### What is being asked
Copy out all of the data below with no alterations.

# Start of Data section

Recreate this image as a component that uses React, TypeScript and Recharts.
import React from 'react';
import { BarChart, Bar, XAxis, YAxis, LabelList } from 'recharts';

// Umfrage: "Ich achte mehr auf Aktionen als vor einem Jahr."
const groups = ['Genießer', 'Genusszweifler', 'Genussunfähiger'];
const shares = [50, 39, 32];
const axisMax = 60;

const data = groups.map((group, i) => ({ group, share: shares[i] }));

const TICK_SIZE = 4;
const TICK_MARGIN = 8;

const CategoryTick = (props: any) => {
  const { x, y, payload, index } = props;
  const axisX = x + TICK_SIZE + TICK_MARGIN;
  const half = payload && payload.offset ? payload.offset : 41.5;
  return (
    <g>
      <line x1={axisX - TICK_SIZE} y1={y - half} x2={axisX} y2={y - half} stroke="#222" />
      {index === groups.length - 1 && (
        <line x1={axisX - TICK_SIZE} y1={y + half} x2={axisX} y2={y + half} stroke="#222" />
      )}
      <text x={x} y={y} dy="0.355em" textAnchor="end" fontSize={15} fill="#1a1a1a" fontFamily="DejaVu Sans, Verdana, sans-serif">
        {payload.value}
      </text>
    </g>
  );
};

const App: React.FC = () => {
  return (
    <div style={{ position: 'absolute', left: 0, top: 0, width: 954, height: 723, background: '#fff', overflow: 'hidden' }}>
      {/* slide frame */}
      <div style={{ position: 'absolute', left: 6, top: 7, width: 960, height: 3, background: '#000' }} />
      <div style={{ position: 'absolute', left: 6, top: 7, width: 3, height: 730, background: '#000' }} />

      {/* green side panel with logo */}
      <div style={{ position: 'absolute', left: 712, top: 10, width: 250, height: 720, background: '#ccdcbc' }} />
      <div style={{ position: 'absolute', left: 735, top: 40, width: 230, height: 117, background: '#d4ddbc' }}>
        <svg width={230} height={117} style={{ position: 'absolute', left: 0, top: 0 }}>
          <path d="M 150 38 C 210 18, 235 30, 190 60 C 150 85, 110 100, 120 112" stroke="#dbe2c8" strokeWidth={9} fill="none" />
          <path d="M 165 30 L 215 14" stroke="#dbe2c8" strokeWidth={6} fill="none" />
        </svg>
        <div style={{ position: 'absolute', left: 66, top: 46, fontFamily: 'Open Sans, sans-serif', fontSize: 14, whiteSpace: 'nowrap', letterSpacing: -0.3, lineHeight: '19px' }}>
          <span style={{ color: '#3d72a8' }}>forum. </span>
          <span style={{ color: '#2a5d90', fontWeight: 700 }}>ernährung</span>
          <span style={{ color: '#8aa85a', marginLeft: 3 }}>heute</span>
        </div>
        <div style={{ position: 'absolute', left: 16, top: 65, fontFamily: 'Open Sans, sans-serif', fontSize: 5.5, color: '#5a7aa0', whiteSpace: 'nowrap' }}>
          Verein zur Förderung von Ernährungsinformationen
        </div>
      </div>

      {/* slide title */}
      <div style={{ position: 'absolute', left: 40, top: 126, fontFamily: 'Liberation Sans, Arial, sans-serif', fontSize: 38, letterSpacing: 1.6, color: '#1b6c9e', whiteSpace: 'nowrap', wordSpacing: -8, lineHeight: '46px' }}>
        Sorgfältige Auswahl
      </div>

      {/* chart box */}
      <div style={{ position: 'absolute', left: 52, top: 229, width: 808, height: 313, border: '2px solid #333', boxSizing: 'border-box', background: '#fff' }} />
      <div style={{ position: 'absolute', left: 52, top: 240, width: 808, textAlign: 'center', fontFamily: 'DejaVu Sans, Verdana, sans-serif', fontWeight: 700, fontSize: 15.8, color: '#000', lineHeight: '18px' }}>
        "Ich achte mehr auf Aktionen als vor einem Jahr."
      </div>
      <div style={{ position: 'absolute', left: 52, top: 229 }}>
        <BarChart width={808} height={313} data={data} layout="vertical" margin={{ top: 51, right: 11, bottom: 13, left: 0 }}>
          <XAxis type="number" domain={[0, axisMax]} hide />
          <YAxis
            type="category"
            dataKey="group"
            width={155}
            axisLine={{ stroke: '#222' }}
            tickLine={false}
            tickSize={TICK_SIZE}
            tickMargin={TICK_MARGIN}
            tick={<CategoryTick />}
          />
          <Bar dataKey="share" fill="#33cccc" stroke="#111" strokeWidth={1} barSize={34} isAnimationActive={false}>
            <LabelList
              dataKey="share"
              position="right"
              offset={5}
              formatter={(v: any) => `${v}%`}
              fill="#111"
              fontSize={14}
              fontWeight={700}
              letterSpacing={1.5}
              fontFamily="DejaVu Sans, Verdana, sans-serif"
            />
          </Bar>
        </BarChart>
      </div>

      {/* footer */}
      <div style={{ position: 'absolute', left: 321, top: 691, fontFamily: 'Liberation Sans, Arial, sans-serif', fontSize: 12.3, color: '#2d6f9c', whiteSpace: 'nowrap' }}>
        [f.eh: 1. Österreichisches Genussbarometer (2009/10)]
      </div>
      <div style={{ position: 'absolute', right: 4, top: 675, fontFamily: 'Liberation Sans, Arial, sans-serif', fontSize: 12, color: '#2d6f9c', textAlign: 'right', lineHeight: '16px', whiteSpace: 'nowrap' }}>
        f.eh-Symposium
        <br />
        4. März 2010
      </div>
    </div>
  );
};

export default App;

# End of Data section

### Finished task
Recreate this image as a component that uses React, TypeScript and Recharts.
import React from 'react';
import { BarChart, Bar, XAxis, YAxis, LabelList } from 'recharts';

// Umfrage: "Ich achte mehr auf Aktionen als vor einem Jahr."
const groups = ['Genießer', 'Genusszweifler', 'Genussunfähiger'];
const shares = [50, 39, 32];
const axisMax = 60;

const data = groups.map((group, i) => ({ group, share: shares[i] }));

const TICK_SIZE = 4;
const TICK_MARGIN = 8;

const CategoryTick = (props: any) => {
  const { x, y, payload, index } = props;
  const axisX = x + TICK_SIZE + TICK_MARGIN;
  const half = payload && payload.offset ? payload.offset : 41.5;
  return (
    <g>
      <line x1={axisX - TICK_SIZE} y1={y - half} x2={axisX} y2={y - half} stroke="#222" />
      {index === groups.length - 1 && (
        <line x1={axisX - TICK_SIZE} y1={y + half} x2={axisX} y2={y + half} stroke="#222" />
      )}
      <text x={x} y={y} dy="0.355em" textAnchor="end" fontSize={15} fill="#1a1a1a" fontFamily="DejaVu Sans, Verdana, sans-serif">
        {payload.value}
      </text>
    </g>
  );
};

const App: React.FC = () => {
  return (
    <div style={{ position: 'absolute', left: 0, top: 0, width: 954, height: 723, background: '#fff', overflow: 'hidden' }}>
      {/* slide frame */}
      <div style={{ position: 'absolute', left: 6, top: 7, width: 960, height: 3, background: '#000' }} />
      <div style={{ position: 'absolute', left: 6, top: 7, width: 3, height: 730, background: '#000' }} />

      {/* green side panel with logo */}
      <div style={{ position: 'absolute', left: 712, top: 10, width: 250, height: 720, background: '#ccdcbc' }} />
      <div style={{ position: 'absolute', left: 735, top: 40, width: 230, height: 117, background: '#d4ddbc' }}>
        <svg width={230} height={117} style={{ position: 'absolute', left: 0, top: 0 }}>
          <path d="M 150 38 C 210 18, 235 30, 190 60 C 150 85, 110 100, 120 112" stroke="#dbe2c8" strokeWidth={9} fill="none" />
          <path d="M 165 30 L 215 14" stroke="#dbe2c8" strokeWidth={6} fill="none" />
        </svg>
        <div style={{ position: 'absolute', left: 66, top: 46, fontFamily: 'Open Sans, sans-serif', fontSize: 14, whiteSpace: 'nowrap', letterSpacing: -0.3, lineHeight: '19px' }}>
          <span style={{ color: '#3d72a8' }}>forum. </span>
          <span style={{ color: '#2a5d90', fontWeight: 700 }}>ernährung</span>
          <span style={{ color: '#8aa85a', marginLeft: 3 }}>heute</span>
        </div>
        <div style={{ position: 'absolute', left: 16, top: 65, fontFamily: 'Open Sans, sans-serif', fontSize: 5.5, color: '#5a7aa0', whiteSpace: 'nowrap' }}>
          Verein zur Förderung von Ernährungsinformationen
        </div>
      </div>

      {/* slide title */}
      <div style={{ position: 'absolute', left: 40, top: 126, fontFamily: 'Liberation Sans, Arial, sans-serif', fontSize: 38, letterSpacing: 1.6, color: '#1b6c9e', whiteSpace: 'nowrap', wordSpacing: -8, lineHeight: '46px' }}>
        Sorgfältige Auswahl
      </div>

      {/* chart box */}
      <div style={{ position: 'absolute', left: 52, top: 229, width: 808, height: 313, border: '2px solid #333', boxSizing: 'border-box', background: '#fff' }} />
      <div style={{ position: 'absolute', left: 52, top: 240, width: 808, textAlign: 'center', fontFamily: 'DejaVu Sans, Verdana, sans-serif', fontWeight: 700, fontSize: 15.8, color: '#000', lineHeight: '18px' }}>
        "Ich achte mehr auf Aktionen als vor einem Jahr."
      </div>
      <div style={{ position: 'absolute', left: 52, top: 229 }}>
        <BarChart width={808} height={313} data={data} layout="vertical" margin={{ top: 51, right: 11, bottom: 13, left: 0 }}>
          <XAxis type="number" domain={[0, axisMax]} hide />
          <YAxis
            type="category"
            dataKey="group"
            width={155}
            axisLine={{ stroke: '#222' }}
            tickLine={false}
            tickSize={TICK_SIZE}
            tickMargin={TICK_MARGIN}
            tick={<CategoryTick />}
          />
          <Bar dataKey="share" fill="#33cccc" stroke="#111" strokeWidth={1} barSize={34} isAnimationActive={false}>
            <LabelList
              dataKey="share"
              position="right"
              offset={5}
              formatter={(v: any) => `${v}%`}
              fill="#111"
              fontSize={14}
              fontWeight={700}
              letterSpacing={1.5}
              fontFamily="DejaVu Sans, Verdana, sans-serif"
            />
          </Bar>
        </BarChart>
      </div>

      {/* footer */}
      <div style={{ position: 'absolute', left: 321, top: 691, fontFamily: 'Liberation Sans, Arial, sans-serif', fontSize: 12.3, color: '#2d6f9c', whiteSpace: 'nowrap' }}>
        [f.eh: 1. Österreichisches Genussbarometer (2009/10)]
      </div>
      <div style={{ position: 'absolute', right: 4, top: 675, fontFamily: 'Liberation Sans, Arial, sans-serif', fontSize: 12, color: '#2d6f9c', textAlign: 'right', lineHeight: '16px', whiteSpace: 'nowrap' }}>
        f.eh-Symposium
        <br />
        4. März 2010
      </div>
    </div>
  );
};

export default App;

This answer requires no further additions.